> Directive
Leave out the images; return the rest of the data exactly.

> Supplied material
-------

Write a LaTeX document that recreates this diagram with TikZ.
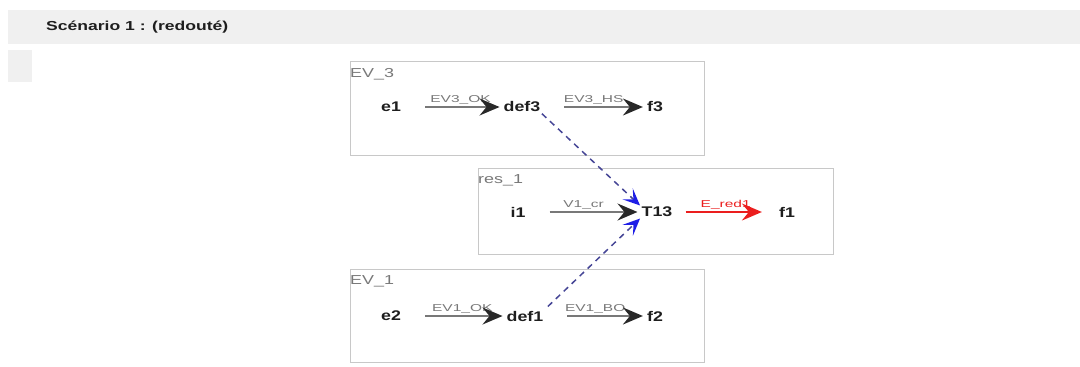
\documentclass[tikz,border=0pt]{standalone}
\usepackage{fontspec}
\setmainfont{Liberation Sans}
\newfontfamily\titlefont{Liberation Sans}[FakeStretch=1.35]
\newfontfamily\nfont{Liberation Sans}[FakeStretch=1.27]
\newfontfamily\lfont{Liberation Sans}[FakeStretch=1.55]
\newfontfamily\bxfont{Liberation Sans}[FakeStretch=1.38]
\usetikzlibrary{arrows.meta}
\definecolor{band}{RGB}{240,240,240}
\definecolor{boxline}{RGB}{200,200,200}
\definecolor{boxlbl}{RGB}{120,120,120}
\definecolor{arrline}{RGB}{120,120,120}
\definecolor{arrhead}{RGB}{40,40,40}
\definecolor{redarr}{RGB}{235,30,30}
\definecolor{dashline}{RGB}{70,70,150}
\definecolor{bluehead}{RGB}{30,30,230}
\definecolor{txt}{RGB}{30,30,30}
\tikzset{
  grp/.style={draw=boxline, line width=1pt},
  grplbl/.style={anchor=west, inner sep=0pt, text=boxlbl, font=\bxfont\fontsize{13}{15}\selectfont},
  st/.style={inner sep=0pt, text=txt, font=\nfont\bfseries\fontsize{14}{16}\selectfont},
  lbl/.style={inner sep=0pt, behind path, text=arrline, font=\lfont\fontsize{10}{12}\selectfont},
  tr/.style={draw=arrline, line width=2pt, shorten <=24pt, shorten >=4pt,
    -{Stealth[length=20pt,width=17pt,inset=7pt,color=arrhead]}},
  redtr/.style={draw=redarr, line width=2pt, shorten <=13pt, shorten >=17pt,
    -{Stealth[length=20pt,width=17pt,inset=7pt,color=redarr]}},
  dep/.style={draw=dashline, line width=1.5pt, dash pattern=on 6pt off 5pt,
    -{Stealth[length=17pt,width=15pt,inset=8pt,color=bluehead]}}
}
\begin{document}
\begin{tikzpicture}[x=1pt,y=-1pt]
\useasboundingbox (0,0) rectangle (1080,367);
% header
\fill[band] (8,10) rectangle (1080,44);
\node[anchor=west, inner sep=0pt, text=txt, font=\titlefont\bfseries\fontsize{13}{15}\selectfont] (title) at (46,27) {Scénario 1 : (redouté)};
\fill[band] (8,50) rectangle (32,82);
% groups
\draw[grp] (350,61) rectangle (704,155);
\node[grplbl] (g3) at (350,74) {EV\_3};
\draw[grp] (478,168) rectangle (833,254);
\node[grplbl] (gr) at (478,180) {res\_1};
\draw[grp] (350,269) rectangle (704,362);
\node[grplbl] (g1) at (350,281) {EV\_1};
% states
\node[st] (e1) at (391,107) {e1};
\node[st] (def3) at (522,107) {def3};
\node[st] (f3) at (655,107) {f3};
\node[st] (i1) at (518,212) {i1};
\node[st] (T13) at (657,212) {T13};
\node[st] (f1) at (787,212) {f1};
\node[st] (e2) at (391,316) {e2};
\node[st] (def1) at (525,316) {def1};
\node[st] (f2) at (655,316) {f2};
% transitions
\draw[tr] (e1.east) -- (def3.west) node[lbl, pos=0.58, yshift=7pt] {EV3\_OK};
\draw[tr] (def3.east) -- (f3.west) node[lbl, midway, yshift=7pt] {EV3\_HS};
\draw[tr] (i1.east) -- (T13.west) node[lbl, midway, yshift=7pt] {V1\_cr};
\draw[redtr] (T13.east) -- (f1.west) node[lbl, text=redarr, midway, yshift=7pt] {E\_red1};
\draw[tr] (e2.east) -- (def1.west) node[lbl, pos=0.58, yshift=7pt] {EV1\_OK};
\draw[tr] (def1.east) -- (f2.west) node[lbl, midway, yshift=7pt] {EV1\_BO};
% dependencies
\draw[dep, shorten <=2pt, shorten >=2pt] (def3.south east) -- (T13.north west);
\draw[dep, shorten <=6pt, shorten >=2pt] (def1.north east) -- (T13.south west);
\end{tikzpicture}
\end{document}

-------

> Solution
Write a LaTeX document that recreates this diagram with TikZ.
\documentclass[tikz,border=0pt]{standalone}
\usepackage{fontspec}
\setmainfont{Liberation Sans}
\newfontfamily\titlefont{Liberation Sans}[FakeStretch=1.35]
\newfontfamily\nfont{Liberation Sans}[FakeStretch=1.27]
\newfontfamily\lfont{Liberation Sans}[FakeStretch=1.55]
\newfontfamily\bxfont{Liberation Sans}[FakeStretch=1.38]
\usetikzlibrary{arrows.meta}
\definecolor{band}{RGB}{240,240,240}
\definecolor{boxline}{RGB}{200,200,200}
\definecolor{boxlbl}{RGB}{120,120,120}
\definecolor{arrline}{RGB}{120,120,120}
\definecolor{arrhead}{RGB}{40,40,40}
\definecolor{redarr}{RGB}{235,30,30}
\definecolor{dashline}{RGB}{70,70,150}
\definecolor{bluehead}{RGB}{30,30,230}
\definecolor{txt}{RGB}{30,30,30}
\tikzset{
  grp/.style={draw=boxline, line width=1pt},
  grplbl/.style={anchor=west, inner sep=0pt, text=boxlbl, font=\bxfont\fontsize{13}{15}\selectfont},
  st/.style={inner sep=0pt, text=txt, font=\nfont\bfseries\fontsize{14}{16}\selectfont},
  lbl/.style={inner sep=0pt, behind path, text=arrline, font=\lfont\fontsize{10}{12}\selectfont},
  tr/.style={draw=arrline, line width=2pt, shorten <=24pt, shorten >=4pt,
    -{Stealth[length=20pt,width=17pt,inset=7pt,color=arrhead]}},
  redtr/.style={draw=redarr, line width=2pt, shorten <=13pt, shorten >=17pt,
    -{Stealth[length=20pt,width=17pt,inset=7pt,color=redarr]}},
  dep/.style={draw=dashline, line width=1.5pt, dash pattern=on 6pt off 5pt,
    -{Stealth[length=17pt,width=15pt,inset=8pt,color=bluehead]}}
}
\begin{document}
\begin{tikzpicture}[x=1pt,y=-1pt]
\useasboundingbox (0,0) rectangle (1080,367);
% header
\fill[band] (8,10) rectangle (1080,44);
\node[anchor=west, inner sep=0pt, text=txt, font=\titlefont\bfseries\fontsize{13}{15}\selectfont] (title) at (46,27) {Scénario 1 : (redouté)};
\fill[band] (8,50) rectangle (32,82);
% groups
\draw[grp] (350,61) rectangle (704,155);
\node[grplbl] (g3) at (350,74) {EV\_3};
\draw[grp] (478,168) rectangle (833,254);
\node[grplbl] (gr) at (478,180) {res\_1};
\draw[grp] (350,269) rectangle (704,362);
\node[grplbl] (g1) at (350,281) {EV\_1};
% states
\node[st] (e1) at (391,107) {e1};
\node[st] (def3) at (522,107) {def3};
\node[st] (f3) at (655,107) {f3};
\node[st] (i1) at (518,212) {i1};
\node[st] (T13) at (657,212) {T13};
\node[st] (f1) at (787,212) {f1};
\node[st] (e2) at (391,316) {e2};
\node[st] (def1) at (525,316) {def1};
\node[st] (f2) at (655,316) {f2};
% transitions
\draw[tr] (e1.east) -- (def3.west) node[lbl, pos=0.58, yshift=7pt] {EV3\_OK};
\draw[tr] (def3.east) -- (f3.west) node[lbl, midway, yshift=7pt] {EV3\_HS};
\draw[tr] (i1.east) -- (T13.west) node[lbl, midway, yshift=7pt] {V1\_cr};
\draw[redtr] (T13.east) -- (f1.west) node[lbl, text=redarr, midway, yshift=7pt] {E\_red1};
\draw[tr] (e2.east) -- (def1.west) node[lbl, pos=0.58, yshift=7pt] {EV1\_OK};
\draw[tr] (def1.east) -- (f2.west) node[lbl, midway, yshift=7pt] {EV1\_BO};
% dependencies
\draw[dep, shorten <=2pt, shorten >=2pt] (def3.south east) -- (T13.north west);
\draw[dep, shorten <=6pt, shorten >=2pt] (def1.north east) -- (T13.south west);
\end{tikzpicture}
\end{document}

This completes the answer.